* _Task to complete_
Copy out the listing that follows, exact in every word, and skip the images.

* _Data excerpt_
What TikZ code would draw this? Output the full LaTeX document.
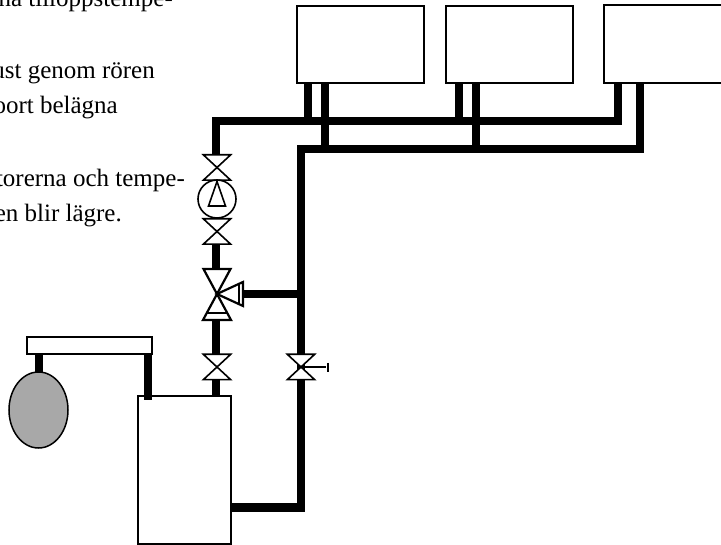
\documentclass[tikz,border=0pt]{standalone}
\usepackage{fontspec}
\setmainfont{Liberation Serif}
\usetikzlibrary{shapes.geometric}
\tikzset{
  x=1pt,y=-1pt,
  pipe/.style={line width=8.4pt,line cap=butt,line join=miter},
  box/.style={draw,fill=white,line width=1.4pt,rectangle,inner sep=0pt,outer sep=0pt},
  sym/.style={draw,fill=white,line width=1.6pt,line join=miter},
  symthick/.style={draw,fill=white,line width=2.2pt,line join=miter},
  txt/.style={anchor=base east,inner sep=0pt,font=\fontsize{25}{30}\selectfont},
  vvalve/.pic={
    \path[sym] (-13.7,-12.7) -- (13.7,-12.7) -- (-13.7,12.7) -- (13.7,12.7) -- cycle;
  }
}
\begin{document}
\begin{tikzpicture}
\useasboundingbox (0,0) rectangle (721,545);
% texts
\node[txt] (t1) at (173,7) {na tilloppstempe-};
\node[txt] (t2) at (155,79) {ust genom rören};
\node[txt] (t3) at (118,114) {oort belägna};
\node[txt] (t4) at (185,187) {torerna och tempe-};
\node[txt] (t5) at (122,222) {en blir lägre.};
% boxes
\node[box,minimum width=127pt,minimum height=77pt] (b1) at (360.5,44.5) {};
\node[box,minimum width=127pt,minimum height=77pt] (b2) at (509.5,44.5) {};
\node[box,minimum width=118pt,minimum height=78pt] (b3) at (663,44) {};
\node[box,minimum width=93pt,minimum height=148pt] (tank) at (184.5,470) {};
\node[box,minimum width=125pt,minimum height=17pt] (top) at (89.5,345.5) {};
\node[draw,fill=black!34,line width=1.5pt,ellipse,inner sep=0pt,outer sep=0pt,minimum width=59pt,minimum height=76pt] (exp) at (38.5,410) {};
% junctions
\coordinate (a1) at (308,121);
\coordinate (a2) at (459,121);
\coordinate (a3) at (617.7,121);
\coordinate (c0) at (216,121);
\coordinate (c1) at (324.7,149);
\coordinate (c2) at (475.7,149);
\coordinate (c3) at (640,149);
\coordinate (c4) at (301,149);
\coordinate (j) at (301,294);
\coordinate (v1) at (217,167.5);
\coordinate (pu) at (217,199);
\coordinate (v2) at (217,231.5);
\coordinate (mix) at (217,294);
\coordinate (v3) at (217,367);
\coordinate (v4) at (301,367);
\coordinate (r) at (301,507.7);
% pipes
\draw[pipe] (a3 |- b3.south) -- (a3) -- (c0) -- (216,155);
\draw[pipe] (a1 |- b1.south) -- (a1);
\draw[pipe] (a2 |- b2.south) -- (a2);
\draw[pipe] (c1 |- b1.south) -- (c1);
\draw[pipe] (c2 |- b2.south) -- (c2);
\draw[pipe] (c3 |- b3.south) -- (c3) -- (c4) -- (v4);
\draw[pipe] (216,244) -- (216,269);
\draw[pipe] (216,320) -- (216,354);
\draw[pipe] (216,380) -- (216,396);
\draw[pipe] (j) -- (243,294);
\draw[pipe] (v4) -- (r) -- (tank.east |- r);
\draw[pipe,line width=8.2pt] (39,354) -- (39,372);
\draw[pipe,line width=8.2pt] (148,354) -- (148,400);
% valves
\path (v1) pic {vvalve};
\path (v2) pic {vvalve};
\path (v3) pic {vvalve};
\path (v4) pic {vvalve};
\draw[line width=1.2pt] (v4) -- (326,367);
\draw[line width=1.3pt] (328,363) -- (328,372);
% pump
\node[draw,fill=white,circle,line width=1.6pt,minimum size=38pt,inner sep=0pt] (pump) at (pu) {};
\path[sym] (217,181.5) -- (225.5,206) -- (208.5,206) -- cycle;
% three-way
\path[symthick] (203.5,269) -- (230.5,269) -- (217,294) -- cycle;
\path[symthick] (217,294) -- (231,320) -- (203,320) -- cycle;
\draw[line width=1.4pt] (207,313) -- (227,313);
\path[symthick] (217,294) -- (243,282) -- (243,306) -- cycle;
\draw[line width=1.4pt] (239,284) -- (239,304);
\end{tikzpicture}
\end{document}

* _Response_
What TikZ code would draw this? Output the full LaTeX document.
\documentclass[tikz,border=0pt]{standalone}
\usepackage{fontspec}
\setmainfont{Liberation Serif}
\usetikzlibrary{shapes.geometric}
\tikzset{
  x=1pt,y=-1pt,
  pipe/.style={line width=8.4pt,line cap=butt,line join=miter},
  box/.style={draw,fill=white,line width=1.4pt,rectangle,inner sep=0pt,outer sep=0pt},
  sym/.style={draw,fill=white,line width=1.6pt,line join=miter},
  symthick/.style={draw,fill=white,line width=2.2pt,line join=miter},
  txt/.style={anchor=base east,inner sep=0pt,font=\fontsize{25}{30}\selectfont},
  vvalve/.pic={
    \path[sym] (-13.7,-12.7) -- (13.7,-12.7) -- (-13.7,12.7) -- (13.7,12.7) -- cycle;
  }
}
\begin{document}
\begin{tikzpicture}
\useasboundingbox (0,0) rectangle (721,545);
% texts
\node[txt] (t1) at (173,7) {na tilloppstempe-};
\node[txt] (t2) at (155,79) {ust genom rören};
\node[txt] (t3) at (118,114) {oort belägna};
\node[txt] (t4) at (185,187) {torerna och tempe-};
\node[txt] (t5) at (122,222) {en blir lägre.};
% boxes
\node[box,minimum width=127pt,minimum height=77pt] (b1) at (360.5,44.5) {};
\node[box,minimum width=127pt,minimum height=77pt] (b2) at (509.5,44.5) {};
\node[box,minimum width=118pt,minimum height=78pt] (b3) at (663,44) {};
\node[box,minimum width=93pt,minimum height=148pt] (tank) at (184.5,470) {};
\node[box,minimum width=125pt,minimum height=17pt] (top) at (89.5,345.5) {};
\node[draw,fill=black!34,line width=1.5pt,ellipse,inner sep=0pt,outer sep=0pt,minimum width=59pt,minimum height=76pt] (exp) at (38.5,410) {};
% junctions
\coordinate (a1) at (308,121);
\coordinate (a2) at (459,121);
\coordinate (a3) at (617.7,121);
\coordinate (c0) at (216,121);
\coordinate (c1) at (324.7,149);
\coordinate (c2) at (475.7,149);
\coordinate (c3) at (640,149);
\coordinate (c4) at (301,149);
\coordinate (j) at (301,294);
\coordinate (v1) at (217,167.5);
\coordinate (pu) at (217,199);
\coordinate (v2) at (217,231.5);
\coordinate (mix) at (217,294);
\coordinate (v3) at (217,367);
\coordinate (v4) at (301,367);
\coordinate (r) at (301,507.7);
% pipes
\draw[pipe] (a3 |- b3.south) -- (a3) -- (c0) -- (216,155);
\draw[pipe] (a1 |- b1.south) -- (a1);
\draw[pipe] (a2 |- b2.south) -- (a2);
\draw[pipe] (c1 |- b1.south) -- (c1);
\draw[pipe] (c2 |- b2.south) -- (c2);
\draw[pipe] (c3 |- b3.south) -- (c3) -- (c4) -- (v4);
\draw[pipe] (216,244) -- (216,269);
\draw[pipe] (216,320) -- (216,354);
\draw[pipe] (216,380) -- (216,396);
\draw[pipe] (j) -- (243,294);
\draw[pipe] (v4) -- (r) -- (tank.east |- r);
\draw[pipe,line width=8.2pt] (39,354) -- (39,372);
\draw[pipe,line width=8.2pt] (148,354) -- (148,400);
% valves
\path (v1) pic {vvalve};
\path (v2) pic {vvalve};
\path (v3) pic {vvalve};
\path (v4) pic {vvalve};
\draw[line width=1.2pt] (v4) -- (326,367);
\draw[line width=1.3pt] (328,363) -- (328,372);
% pump
\node[draw,fill=white,circle,line width=1.6pt,minimum size=38pt,inner sep=0pt] (pump) at (pu) {};
\path[sym] (217,181.5) -- (225.5,206) -- (208.5,206) -- cycle;
% three-way
\path[symthick] (203.5,269) -- (230.5,269) -- (217,294) -- cycle;
\path[symthick] (217,294) -- (231,320) -- (203,320) -- cycle;
\draw[line width=1.4pt] (207,313) -- (227,313);
\path[symthick] (217,294) -- (243,282) -- (243,306) -- cycle;
\draw[line width=1.4pt] (239,284) -- (239,304);
\end{tikzpicture}
\end{document}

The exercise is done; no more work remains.